▶ DATASET EXCERPT
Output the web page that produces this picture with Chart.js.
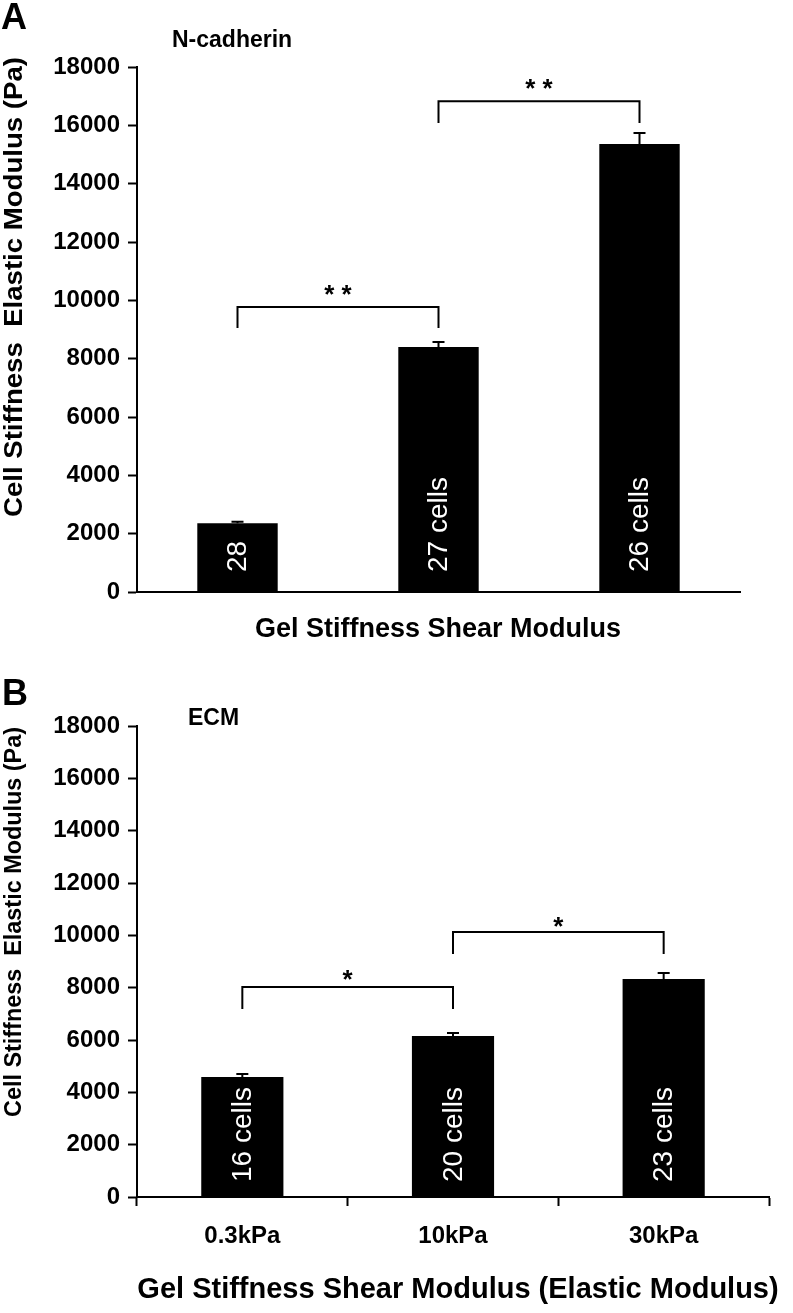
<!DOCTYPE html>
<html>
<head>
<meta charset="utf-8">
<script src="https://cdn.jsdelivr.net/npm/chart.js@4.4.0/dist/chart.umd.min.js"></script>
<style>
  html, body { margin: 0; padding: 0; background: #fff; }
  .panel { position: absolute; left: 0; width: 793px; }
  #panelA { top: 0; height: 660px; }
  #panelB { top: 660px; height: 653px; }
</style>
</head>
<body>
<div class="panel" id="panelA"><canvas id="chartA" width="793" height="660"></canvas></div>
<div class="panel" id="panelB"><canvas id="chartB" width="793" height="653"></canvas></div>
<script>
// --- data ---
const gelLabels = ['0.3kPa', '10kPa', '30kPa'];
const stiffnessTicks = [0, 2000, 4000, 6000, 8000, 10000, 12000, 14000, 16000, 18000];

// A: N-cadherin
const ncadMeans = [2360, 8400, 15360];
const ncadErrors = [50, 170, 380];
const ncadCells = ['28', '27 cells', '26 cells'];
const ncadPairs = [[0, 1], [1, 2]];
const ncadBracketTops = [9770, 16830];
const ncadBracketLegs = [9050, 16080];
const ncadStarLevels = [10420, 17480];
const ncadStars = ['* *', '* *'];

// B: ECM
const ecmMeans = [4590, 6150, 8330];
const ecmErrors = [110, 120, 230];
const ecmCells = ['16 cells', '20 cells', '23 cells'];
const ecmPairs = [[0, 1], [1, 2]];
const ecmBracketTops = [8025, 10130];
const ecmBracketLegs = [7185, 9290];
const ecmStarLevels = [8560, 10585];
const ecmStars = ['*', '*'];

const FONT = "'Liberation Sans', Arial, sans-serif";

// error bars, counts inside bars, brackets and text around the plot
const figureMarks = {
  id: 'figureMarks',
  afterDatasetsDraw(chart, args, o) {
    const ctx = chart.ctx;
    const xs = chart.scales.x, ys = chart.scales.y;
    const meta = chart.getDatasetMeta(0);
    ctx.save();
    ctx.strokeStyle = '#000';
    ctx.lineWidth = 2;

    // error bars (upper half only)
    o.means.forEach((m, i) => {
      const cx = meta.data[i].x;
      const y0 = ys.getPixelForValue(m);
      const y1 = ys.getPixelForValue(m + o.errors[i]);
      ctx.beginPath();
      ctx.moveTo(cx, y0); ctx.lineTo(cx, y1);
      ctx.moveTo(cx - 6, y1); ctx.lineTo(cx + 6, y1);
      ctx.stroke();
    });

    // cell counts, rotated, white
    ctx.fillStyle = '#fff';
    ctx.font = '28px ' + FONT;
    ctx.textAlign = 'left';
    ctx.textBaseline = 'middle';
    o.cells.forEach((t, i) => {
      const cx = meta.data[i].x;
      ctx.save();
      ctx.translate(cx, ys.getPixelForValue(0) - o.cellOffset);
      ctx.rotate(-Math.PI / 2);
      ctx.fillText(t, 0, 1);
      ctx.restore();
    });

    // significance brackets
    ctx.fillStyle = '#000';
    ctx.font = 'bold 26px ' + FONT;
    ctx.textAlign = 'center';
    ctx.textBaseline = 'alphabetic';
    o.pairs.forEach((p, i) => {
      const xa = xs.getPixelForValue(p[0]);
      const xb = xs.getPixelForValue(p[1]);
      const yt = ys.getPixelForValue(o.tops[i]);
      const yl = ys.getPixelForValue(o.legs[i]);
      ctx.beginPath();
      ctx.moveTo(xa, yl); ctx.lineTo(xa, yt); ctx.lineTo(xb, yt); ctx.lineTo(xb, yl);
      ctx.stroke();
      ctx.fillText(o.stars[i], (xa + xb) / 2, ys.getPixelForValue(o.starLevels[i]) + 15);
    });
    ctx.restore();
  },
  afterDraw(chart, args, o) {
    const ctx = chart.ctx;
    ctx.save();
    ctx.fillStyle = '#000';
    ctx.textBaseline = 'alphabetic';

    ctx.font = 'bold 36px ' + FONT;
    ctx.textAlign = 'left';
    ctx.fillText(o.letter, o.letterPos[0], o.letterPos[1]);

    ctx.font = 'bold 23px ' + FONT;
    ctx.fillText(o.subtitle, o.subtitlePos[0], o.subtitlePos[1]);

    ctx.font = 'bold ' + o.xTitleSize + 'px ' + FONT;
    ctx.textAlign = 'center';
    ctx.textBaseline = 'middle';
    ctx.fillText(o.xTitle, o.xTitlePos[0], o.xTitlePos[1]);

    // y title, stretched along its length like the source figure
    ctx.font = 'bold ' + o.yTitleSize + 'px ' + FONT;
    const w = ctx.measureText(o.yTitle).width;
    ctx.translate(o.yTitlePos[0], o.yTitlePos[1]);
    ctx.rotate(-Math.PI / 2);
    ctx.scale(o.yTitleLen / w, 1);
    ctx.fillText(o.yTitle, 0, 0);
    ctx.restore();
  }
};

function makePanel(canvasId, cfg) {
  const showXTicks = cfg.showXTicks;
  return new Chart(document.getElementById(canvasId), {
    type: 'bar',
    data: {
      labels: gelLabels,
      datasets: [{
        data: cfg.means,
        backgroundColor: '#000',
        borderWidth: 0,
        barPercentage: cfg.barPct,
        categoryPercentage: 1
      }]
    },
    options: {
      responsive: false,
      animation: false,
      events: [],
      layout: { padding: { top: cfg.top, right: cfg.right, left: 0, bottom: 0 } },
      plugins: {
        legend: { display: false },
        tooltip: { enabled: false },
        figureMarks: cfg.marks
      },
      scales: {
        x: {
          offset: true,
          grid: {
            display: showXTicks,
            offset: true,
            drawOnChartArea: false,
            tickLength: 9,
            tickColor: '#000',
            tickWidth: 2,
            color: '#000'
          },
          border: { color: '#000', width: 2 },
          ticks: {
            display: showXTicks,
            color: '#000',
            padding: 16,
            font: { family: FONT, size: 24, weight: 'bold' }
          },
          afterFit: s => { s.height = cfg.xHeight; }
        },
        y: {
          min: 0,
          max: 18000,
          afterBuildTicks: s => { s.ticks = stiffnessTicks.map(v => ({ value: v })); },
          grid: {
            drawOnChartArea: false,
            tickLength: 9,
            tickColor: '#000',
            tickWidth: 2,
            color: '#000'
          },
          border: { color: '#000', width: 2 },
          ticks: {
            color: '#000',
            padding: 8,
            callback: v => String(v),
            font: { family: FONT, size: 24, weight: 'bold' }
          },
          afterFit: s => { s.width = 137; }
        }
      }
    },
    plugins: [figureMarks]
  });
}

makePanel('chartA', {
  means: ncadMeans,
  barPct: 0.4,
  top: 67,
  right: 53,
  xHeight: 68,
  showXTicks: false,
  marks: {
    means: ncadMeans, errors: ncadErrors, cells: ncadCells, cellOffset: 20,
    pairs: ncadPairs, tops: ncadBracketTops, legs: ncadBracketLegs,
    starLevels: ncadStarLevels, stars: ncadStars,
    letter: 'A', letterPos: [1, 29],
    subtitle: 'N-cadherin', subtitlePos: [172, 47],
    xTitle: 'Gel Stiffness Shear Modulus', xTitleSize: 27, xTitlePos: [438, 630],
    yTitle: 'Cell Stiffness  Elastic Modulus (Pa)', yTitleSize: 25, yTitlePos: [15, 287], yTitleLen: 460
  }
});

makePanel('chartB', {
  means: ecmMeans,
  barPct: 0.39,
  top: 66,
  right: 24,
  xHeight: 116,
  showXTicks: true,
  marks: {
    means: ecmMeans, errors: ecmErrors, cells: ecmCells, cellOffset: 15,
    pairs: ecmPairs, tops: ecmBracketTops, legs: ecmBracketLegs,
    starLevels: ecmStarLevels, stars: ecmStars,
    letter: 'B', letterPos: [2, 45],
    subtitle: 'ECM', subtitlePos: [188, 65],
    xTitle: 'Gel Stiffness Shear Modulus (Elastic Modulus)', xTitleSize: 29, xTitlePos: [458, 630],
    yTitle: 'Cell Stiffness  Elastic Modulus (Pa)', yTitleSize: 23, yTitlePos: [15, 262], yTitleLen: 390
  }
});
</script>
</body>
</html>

▶ OBJECTIVE
Write out exactly the lines between the start of the data and the line with "const ecmStars = ['*', '*'];", including both, but none of the pictures.

▶ COMPLETED EXERCISE
Output the web page that produces this picture with Chart.js.
<!DOCTYPE html>
<html>
<head>
<meta charset="utf-8">
<script src="https://cdn.jsdelivr.net/npm/chart.js@4.4.0/dist/chart.umd.min.js"></script>
<style>
  html, body { margin: 0; padding: 0; background: #fff; }
  .panel { position: absolute; left: 0; width: 793px; }
  #panelA { top: 0; height: 660px; }
  #panelB { top: 660px; height: 653px; }
</style>
</head>
<body>
<div class="panel" id="panelA"><canvas id="chartA" width="793" height="660"></canvas></div>
<div class="panel" id="panelB"><canvas id="chartB" width="793" height="653"></canvas></div>
<script>
// --- data ---
const gelLabels = ['0.3kPa', '10kPa', '30kPa'];
const stiffnessTicks = [0, 2000, 4000, 6000, 8000, 10000, 12000, 14000, 16000, 18000];

// A: N-cadherin
const ncadMeans = [2360, 8400, 15360];
const ncadErrors = [50, 170, 380];
const ncadCells = ['28', '27 cells', '26 cells'];
const ncadPairs = [[0, 1], [1, 2]];
const ncadBracketTops = [9770, 16830];
const ncadBracketLegs = [9050, 16080];
const ncadStarLevels = [10420, 17480];
const ncadStars = ['* *', '* *'];

// B: ECM
const ecmMeans = [4590, 6150, 8330];
const ecmErrors = [110, 120, 230];
const ecmCells = ['16 cells', '20 cells', '23 cells'];
const ecmPairs = [[0, 1], [1, 2]];
const ecmBracketTops = [8025, 10130];
const ecmBracketLegs = [7185, 9290];
const ecmStarLevels = [8560, 10585];
const ecmStars = ['*', '*'];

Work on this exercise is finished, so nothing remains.